The spatial stability we detected in this hybrid zone might also be explained by the tension zone model, which shows how natural barriers or regions of low population density can trap tension zones (Barton, 1979). In this area, no true geographical barriers are present, although human settlements can play a role in spacing the microdemes of mice that are commensal with man. Villages, or small groups of houses, are present in a continuous pattern throughout the transect, although a thinning of buildings can be observed between San Benedetto and Santo Pietro (Fig. 1). The Mantel test showed a significant correlation between interdeme distance and pairwise FST values in both temporal samples. Hence the greater distances between human settlements in the centre of the transect than at the margins can influence (i.e. lessen) the migration between populations, acting as a partial barrier to genetic flow. In this regard, it is important to underline the geographical character of this transect: all the human activities are concentrated along this single valley route and it determines the pattern of spreading of the mouse populations. An alternative route between SAL and MCV exists (Fig. 1) but it runs through mountain forests and lacks stable human settlements. Consequently it is not suitable for house mouse populations.

Corti & Ciabatti (1988) found no evidence of clinal variation in diploid chromosome number nor in the frequencies of any one Rb metacentric in another transect in the same hybrid zone located 60 km north of the area investigated by us. The geographical characters of the two transects are quite different, which can account for the different chromosomal structures. The transect studied by Corti & Ciabatti (1988) is located in a hilly, intensively cultivated area crossed by a network of country roads. Consequently the hybrid zone assumes a greater width and an unorientated structure as far as the distribution of the diploid number is concerned. A thorough analysis of the chromosomal structure of the two areas is in progress and will be presented in a further paper.

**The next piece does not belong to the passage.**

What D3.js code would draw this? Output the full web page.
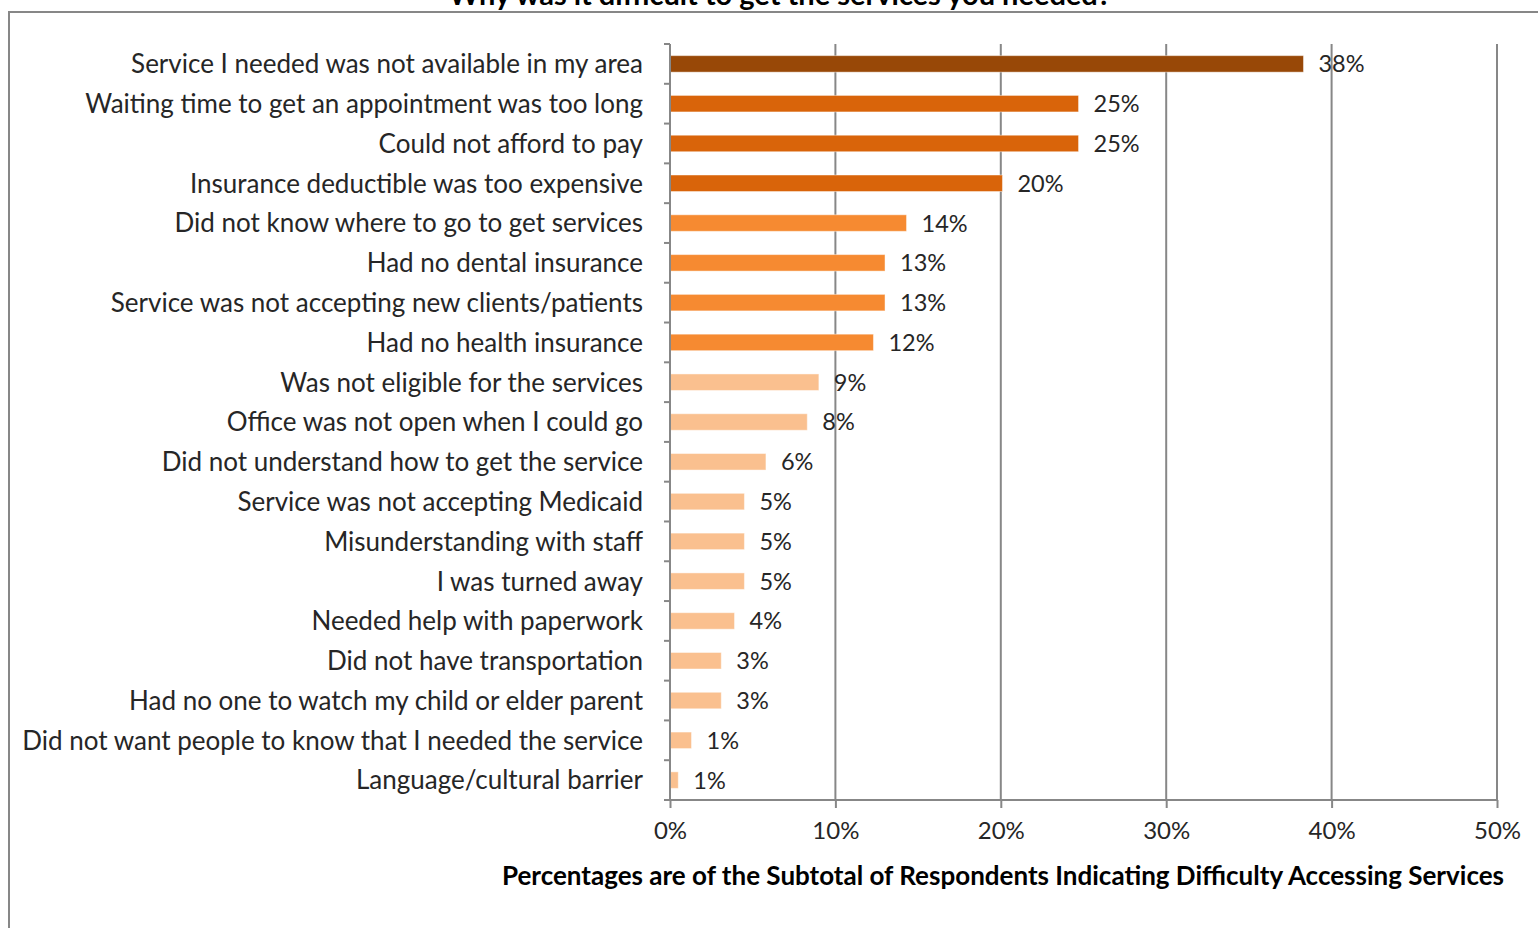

Although the hybrid zone was found to be stable, the chromosomal structure of its populations has been altered, leading to a smoother gradient in Rb frequency change than previously observed. This change is marked by significant differences in chromosomal frequencies and in pairwise FST values (significantly > 0) in three of the four localities for which direct comparison was possible. We observed greater values of FST for each Rb metacentric in the earlier sample than in the present one. These differences reveal a homogenizing of adjacent populations. Nonetheless, the underlying reason for this pattern is not easy to explain. A break in the local isolation could have occurred as a result of increasing migration between adjacent populations, caused by increases in commercial traffic or by recent improvements of the mountain agriculture in this district.

The present study has demonstrated the stability of this hybrid zone, at least over the short term. Several factors can account for this stability: the action of a partial barrier to genetic flow, represented by the central area of the transect where the populations are more spaced out; an absence of selective differences between the two different cytotypes; and adaptation to the different ecological conditions by the parental populations. Nevertheless, the spatial stability of a hybrid zone is not unequivocal evidence in support of a given hypothesis, as was stated by Moore & Buchanan (1985). In fact, 20 years of hybridization may not be long enough for slow movement of this hybrid zone. However, we demonstrate that within the hypothesized values, a selective imbalance between the two races would be revealed. The changes we observed in the internal structure of the demes of the hybrid zone, concerning chromosomal frequencies and FST values, can been explained in terms of a decrease of interdeme isolation and/or a more careful data analysis performed on a larger sample than that of Spirito et al. (1980). Fertility estimates and analysis of gene flow are presently in progress, in order to evaluate selection against heterozygotes and to investigate some aspects of this tension zone model.